WFIL all but acknowledged it’s slide to AC with a series of unspectacular soft, male voiced top-of-the-hour ID’s, except for the one that said, “Contemporary music for CONSENTING adults. WFIL, Philadelphia.” That’s pretty much when they jumped the shark. That, and a bit later on with AM Stereo, when they started to signify songs being played in stereo with a “ding” at the start of the song.
I always wonder what would have happened if a lot of the heritage Top 40 AM’s that had co-owned FM’s had slid over to FM while they were still somewhat successful on AM. Even if it meant simulcasting some dayparts and using separate-but-similar programming in others to satisfy the FCC’s simulcast limits. Something like WPRO AM/FM Providence had done back around ’74 or so. Many of them may have been able to continue as CHR’s and still be in the format.
I came back to Central N.J., where WFIL had been my main daytime Top 40 station, after a few years, in early 1977. At that point, the evolution had already begun, a few years ahead of many of their peers. They went from one of the best Top 40s ever to being unlistenable, at least to a 14-year-old.

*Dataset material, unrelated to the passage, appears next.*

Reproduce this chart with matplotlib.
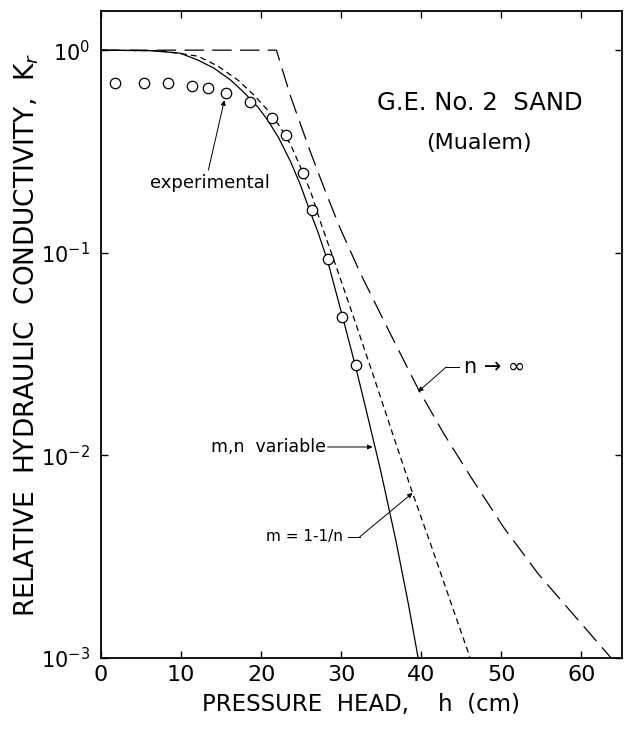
import matplotlib
matplotlib.use("Agg")
import matplotlib.pyplot as plt
from matplotlib.ticker import LogLocator, LogFormatterMathtext, MultipleLocator

plt.rcParams["font.family"] = ["DejaVu Sans"]
plt.rcParams["lines.scale_dashes"] = False

# ── data ─────────────────────────────────────────────
exp_h = [1.8, 5.3, 8.3, 11.4, 13.3, 15.6, 18.6, 21.4, 23.1, 25.2, 26.4, 28.3, 30.1, 31.8]
exp_k = [0.687, 0.687, 0.687, 0.664, 0.650, 0.614, 0.554, 0.462, 0.381, 0.247, 0.162,
         0.093, 0.048, 0.0279]

# m,n variable (solid)
var_h = [0, 6.2, 9.9, 12.1, 14.1, 16.2, 17.8, 19.6, 20.8, 22.2, 23.7, 24.9, 25.9, 27.1,
         28.3, 30.1, 31.8, 33.1, 34.9, 36.8, 38.4, 39.6]
var_k = [1.0, 0.994, 0.966, 0.893, 0.815, 0.711, 0.621, 0.523, 0.452, 0.368, 0.280, 0.216,
         0.168, 0.126, 0.091, 0.0493, 0.0273, 0.0168, 0.00847, 0.00383, 0.00183, 0.001]

# m = 1-1/n (short dash)
mn_h = [0, 7.4, 12.1, 14.6, 17.1, 19.1, 20.8, 22.2, 23.7, 24.9, 26.2, 27.4, 29.6, 31.7,
        33.9, 36.8, 38.9, 41.2, 43.7, 46.1]
mn_k = [1.0, 0.994, 0.934, 0.834, 0.711, 0.600, 0.506, 0.427, 0.340, 0.265, 0.199, 0.142,
        0.0803, 0.0460, 0.0255, 0.0115, 0.00652, 0.00361, 0.00187, 0.001]

# n -> infinity (long dash)
inf_h = [0, 21.9, 23.7, 26.2, 28.1, 29.9, 32.4, 35.9, 39.6, 42.8, 46.2, 50.3, 54.6, 59.1, 63.7]
inf_k = [1.0, 1.0, 0.586, 0.310, 0.197, 0.131, 0.079, 0.0415, 0.0213, 0.0128, 0.0078,
         0.0044, 0.0026, 0.00162, 0.0010]

# ── figure ───────────────────────────────────────────
fig = plt.figure(figsize=(6.24, 7.31), dpi=100)
ax = fig.add_axes([0.162, 0.0999, 0.834, 0.885])

ax.plot(var_h, var_k, color="black", lw=0.9)
ax.plot(mn_h, mn_k, color="black", lw=0.9, linestyle=(0, (4.3, 2.9)))
ax.plot(inf_h, inf_k, color="black", lw=0.9, linestyle=(0, (14, 6)))
ax.plot(exp_h, exp_k, "o", mfc="white", mec="black", ms=7.5, mew=0.9)

ax.set_yscale("log")
ax.set_xlim(0, 65)
ax.set_ylim(1e-3, 1.56)
ax.xaxis.set_major_locator(MultipleLocator(10))
ax.yaxis.set_major_locator(LogLocator(base=10, numticks=10))
ax.yaxis.set_minor_locator(plt.NullLocator())
ax.yaxis.set_major_formatter(LogFormatterMathtext())
ax.tick_params(direction="in", length=5, width=1, top=True, right=True, color="black")
ax.tick_params(axis="x", pad=5, labelsize=16)
ax.tick_params(axis="y", pad=8, labelsize=15)
for s in ax.spines.values():
    s.set_linewidth(1.3)

ax.set_xlabel("PRESSURE  HEAD,    h  (cm)", fontsize=16.5, labelpad=6)
ax.set_ylabel("RELATIVE  HYDRAULIC  CONDUCTIVITY,  K$_r$", fontsize=19)
ax.yaxis.set_label_coords(-0.115, 0.5)

# ── labels and leaders ───────────────────────────────
ax.text(47.3, 0.548, "G.E. No. 2  SAND", fontsize=17.5, ha="center", va="center")
ax.text(47.2, 0.348, "(Mualem)", fontsize=16, ha="center", va="center")

arrow = dict(arrowstyle="-|>", lw=0.7, color="black", mutation_scale=7,
             shrinkA=0, shrinkB=0)
ax.text(13.6, 0.221, "experimental", fontsize=13, ha="center", va="center")
ax.annotate("", xy=(15.4, 0.566), xytext=(13.4, 0.256), arrowprops=arrow)

ax.text(28.1, 0.011, "m,n  variable", fontsize=12.5, ha="right", va="center")
ax.annotate("", xy=(33.9, 0.011), xytext=(28.3, 0.011), arrowprops=arrow)

ax.text(30.2, 0.00396, "m = 1-1/n", fontsize=11, ha="right", va="center")
ax.plot([30.8, 32.3], [0.00396, 0.00396], color="black", lw=0.7)
ax.annotate("", xy=(38.9, 0.00652), xytext=(32.3, 0.00396), arrowprops=arrow)

ax.text(45.3, 0.0273, "n \u2192 \u221e", fontsize=15, ha="left", va="center")
ax.plot([44.7, 43.1], [0.0273, 0.0273], color="black", lw=0.7)
ax.annotate("", xy=(39.6, 0.0206), xytext=(43.1, 0.0273), arrowprops=arrow)

plt.savefig("out.png", dpi=100)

What stands out to me is the quality level of artists. Look at the rest of the January 5 chart. Almost every single act in the top 30 had what could be described as a successful career at least to some degree. Most doldrum periods, say the early 90s or right before the Britney/Backstreet boom, tend to feature many more artists of the 1-3 hit wonder variety.
One wonders about the alternate history if CKLW had been allowed to transition their CHR format to FM. They sort-of got approval from the CRTC around 1982, but the rugged was pulled at the last moment when it was decreed the new 94 Fox FM would only be allowed 4 hours a day, with the rest of the broadcast day having to remain Big Band.
The Big 8 had gone more or less A/C starting in 1976, trying 3-song segues for awhile and eventually DIck Purtan to breathe some life into the station again. Pat Holiday made a last ditch kamikaze effort to revive The Big 8 as a full-on CHR in the early 80s but it was too late.